We call a tuple bad if for some $i$, it contains $i+2$ numbers which are all $\le i$ and good otherwise. For $A = (a_1,\ldots,a_{10})$, define $f_i(A)$ obtained by toggling $a_i$ (note that $f_i(A)$ is defined only when $a_i \ge 9$) and $f^{-1}_i(A)$ as one would expect (which is defined only when all elements of $\{a_1,\ldots,a_{10}\} \setminus \{a_i\}$ are $\ge 1$). Moreo precisely, \begin{align*} f_i(A) = (a_1+1,\ldots,a_{i-1} + 1,a_i - 9,a_{i+1} + 1,\ldots,a_{10} + 1 ) \\ f^{-1} _i(A) = (a_1-1,\ldots,a_{i-1}-1,a_i + 9,\ldots,a_{10} - 1) \end{align*}Let sets $f(A) = \{f_1(A),\ldots,f_{10}(A) \}$ and $f^{-1}(A) = \{f^{-1}_1(A),\ldots,f^{-1}_{10}(A)\}$. Also, we say $B$ is reachable from $A$ if $A \to B$.
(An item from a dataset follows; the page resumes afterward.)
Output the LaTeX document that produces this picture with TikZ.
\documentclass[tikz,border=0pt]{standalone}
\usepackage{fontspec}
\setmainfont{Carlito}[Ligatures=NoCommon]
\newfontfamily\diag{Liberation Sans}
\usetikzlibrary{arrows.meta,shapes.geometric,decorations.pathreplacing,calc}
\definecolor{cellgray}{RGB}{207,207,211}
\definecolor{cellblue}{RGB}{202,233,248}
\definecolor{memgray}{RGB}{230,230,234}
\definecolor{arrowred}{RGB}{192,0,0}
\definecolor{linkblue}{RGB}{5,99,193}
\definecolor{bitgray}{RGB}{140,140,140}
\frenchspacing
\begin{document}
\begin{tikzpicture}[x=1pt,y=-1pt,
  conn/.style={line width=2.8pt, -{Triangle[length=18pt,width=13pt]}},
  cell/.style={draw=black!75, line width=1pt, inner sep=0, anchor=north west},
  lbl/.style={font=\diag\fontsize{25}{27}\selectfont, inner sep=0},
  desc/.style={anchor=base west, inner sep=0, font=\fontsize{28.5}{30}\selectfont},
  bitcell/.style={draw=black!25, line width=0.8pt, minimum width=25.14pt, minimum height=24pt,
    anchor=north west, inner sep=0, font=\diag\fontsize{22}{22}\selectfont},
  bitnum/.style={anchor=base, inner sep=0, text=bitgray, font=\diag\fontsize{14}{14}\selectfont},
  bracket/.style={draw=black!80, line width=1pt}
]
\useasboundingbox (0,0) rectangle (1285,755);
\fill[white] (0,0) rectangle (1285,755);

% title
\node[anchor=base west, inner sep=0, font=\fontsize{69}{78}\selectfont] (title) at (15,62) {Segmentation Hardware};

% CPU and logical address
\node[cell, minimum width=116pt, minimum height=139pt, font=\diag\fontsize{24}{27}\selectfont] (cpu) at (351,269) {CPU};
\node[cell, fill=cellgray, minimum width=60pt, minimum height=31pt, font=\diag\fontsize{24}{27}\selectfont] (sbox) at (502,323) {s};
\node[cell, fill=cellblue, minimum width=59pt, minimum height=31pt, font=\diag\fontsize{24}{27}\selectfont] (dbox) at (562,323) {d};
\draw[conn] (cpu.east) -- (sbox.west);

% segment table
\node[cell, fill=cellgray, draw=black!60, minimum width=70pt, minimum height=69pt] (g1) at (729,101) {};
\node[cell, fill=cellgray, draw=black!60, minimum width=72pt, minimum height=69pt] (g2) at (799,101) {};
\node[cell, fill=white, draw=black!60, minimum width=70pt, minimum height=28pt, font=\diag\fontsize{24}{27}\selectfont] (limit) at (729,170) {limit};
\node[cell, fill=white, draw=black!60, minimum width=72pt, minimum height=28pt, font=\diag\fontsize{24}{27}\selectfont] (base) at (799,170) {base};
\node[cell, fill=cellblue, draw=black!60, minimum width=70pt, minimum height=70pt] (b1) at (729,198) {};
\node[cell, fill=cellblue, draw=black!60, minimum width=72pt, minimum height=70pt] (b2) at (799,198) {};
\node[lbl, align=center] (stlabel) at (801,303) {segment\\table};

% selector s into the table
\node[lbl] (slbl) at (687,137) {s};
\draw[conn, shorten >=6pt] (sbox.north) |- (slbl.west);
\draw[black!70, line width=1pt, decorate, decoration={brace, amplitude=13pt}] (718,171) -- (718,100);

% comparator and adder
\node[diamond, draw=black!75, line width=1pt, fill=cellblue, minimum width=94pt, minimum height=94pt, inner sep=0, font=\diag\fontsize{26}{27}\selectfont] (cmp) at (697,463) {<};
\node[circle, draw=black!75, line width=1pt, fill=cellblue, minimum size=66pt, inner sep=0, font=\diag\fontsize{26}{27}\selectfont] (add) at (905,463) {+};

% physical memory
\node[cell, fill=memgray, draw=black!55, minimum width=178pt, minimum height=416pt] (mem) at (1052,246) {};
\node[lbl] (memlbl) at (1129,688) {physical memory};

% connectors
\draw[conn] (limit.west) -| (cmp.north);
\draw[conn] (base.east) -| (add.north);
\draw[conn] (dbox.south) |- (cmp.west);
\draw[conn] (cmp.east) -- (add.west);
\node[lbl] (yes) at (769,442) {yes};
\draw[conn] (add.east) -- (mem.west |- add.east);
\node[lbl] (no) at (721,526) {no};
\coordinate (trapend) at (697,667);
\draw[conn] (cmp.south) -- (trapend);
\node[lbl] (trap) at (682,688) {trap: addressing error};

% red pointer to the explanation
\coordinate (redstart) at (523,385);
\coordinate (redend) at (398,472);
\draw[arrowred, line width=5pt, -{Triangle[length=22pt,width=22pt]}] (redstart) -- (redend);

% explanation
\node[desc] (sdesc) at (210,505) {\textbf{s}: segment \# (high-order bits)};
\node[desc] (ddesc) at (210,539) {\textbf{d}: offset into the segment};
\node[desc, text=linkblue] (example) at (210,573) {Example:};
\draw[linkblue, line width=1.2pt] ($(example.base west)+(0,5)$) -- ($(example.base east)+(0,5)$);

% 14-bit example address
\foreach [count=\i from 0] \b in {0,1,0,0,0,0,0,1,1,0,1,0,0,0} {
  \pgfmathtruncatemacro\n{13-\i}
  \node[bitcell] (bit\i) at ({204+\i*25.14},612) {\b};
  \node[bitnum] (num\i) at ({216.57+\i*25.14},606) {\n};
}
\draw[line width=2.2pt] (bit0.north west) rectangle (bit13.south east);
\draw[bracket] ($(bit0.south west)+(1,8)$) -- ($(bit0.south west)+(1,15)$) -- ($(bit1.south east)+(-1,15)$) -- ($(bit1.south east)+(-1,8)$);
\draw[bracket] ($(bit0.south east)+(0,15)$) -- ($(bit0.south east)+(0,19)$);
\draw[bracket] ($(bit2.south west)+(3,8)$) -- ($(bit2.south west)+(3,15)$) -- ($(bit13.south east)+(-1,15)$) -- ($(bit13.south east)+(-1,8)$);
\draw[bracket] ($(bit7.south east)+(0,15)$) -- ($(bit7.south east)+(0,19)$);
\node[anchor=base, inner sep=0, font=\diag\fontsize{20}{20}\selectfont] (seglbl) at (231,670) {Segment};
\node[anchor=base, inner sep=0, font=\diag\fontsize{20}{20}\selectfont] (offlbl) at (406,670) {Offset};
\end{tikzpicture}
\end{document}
Claim 1: If $A$ is bad, then all elements of $f^{-1}(A)$ are bad. Proof: Note that $f^{-1}$ decreases all but $1$ numbers of $A$ by $1$, implying our claim. $\square$ Corollary 2: If $A$ is good, then any tuple obtained by applying $f$ repeatedly on $A$ is good. Claim 3: If $A$ is good, then $A$ is reachable from all elements of $f(A)$. Proof: We will show $A$ is reachable from $f_1(A)$. WLOG $a_2 \le \cdots \le a_{10}$. As $A$ is good, so $a_{2} \ge 0,a_3 \ge 1, \ldots,a_{10} \ge 8$. Then, $$A = f_1(f_2 ( \cdots f_{9} (f_{10}(A)) \cdots ))$$where everything is defined because of the inequalities. $\square$

$\boxed{ \textbf{Key Claim:}}$ For good tuples $A = \{a_1,\ldots,a_{10}\},B = \{b_1,\ldots,b_{10}\}$, $B$ is reachable from $A$ iff $(a_1-a_2,a_1-a_3,\ldots,a_1 - a_{10})$, $(b_1-b_2,b_1-b_3,\ldots,b_1-b_{10})$ are equal modulo $10$. Proof: One direction just follows by a simple invariant, now we prove the other direction. Because of Claim 3, it suffices to show by applying $f$ repeatedly to both $A,B$, we can make them equal. First we may assume $|a_i - b_i| \le 8$ for all $i$, as otherwise say if $a_1 \ge b_1 + 9$, then we change $A \to f_1(A)$ and observe that value of $\sum |a_i - b_i|$ has decreased (this is not hard to see). Because of the original congruence, for some $0 \le u,v \le 8$ with $u + v = 10$, we have $a_i - b_i = u$ for $v$ values of $i$ and $b_i - a_i = v$ for $u$ values of $i$. WLOG $u \ge v$, $a_1 - b_1 = \cdots = a_v - b_v = u$ and $b_1 \le b_2 \le \cdots \le b_v$. As $B$ is good, so $b_1 \ge 0,b_2 \ge 1,\ldots,b_v \ge v-1$. Then, $$f_1(f_2( \cdots f_{v-1}(f_v(A)) \cdots )) = B$$where everything is again defined. This proves our claim. $\square$

$k=7$ doesn't work as we can consider $$(\underbrace{7,\ldots,7}_{9 \text{ times }} , \text{blah}) \qquad , \qquad (\underbrace{8,\ldots,8}_{9 \text{ times }} , \text{blah})$$where the second tuple is clearly reachable from the first, while the first isn't reachable from second as it is good while the first one is bad. Now $k=8$ works for sure as any tuple with all elements $\ge 8$ is good. For $(2)$, note that $(a_1-a_2,\ldots,a_1 - a_9)$ modulo $10$ has $10^8$ choices, and moreover it will determine the tuple uniquely as $\sum (a_1 - a_i) \equiv 9$ (mod 10). We conclude that Answer of $(1)$ is $\boxed{k=8}$. Answer of $(2)$ is $\boxed{10^8}$.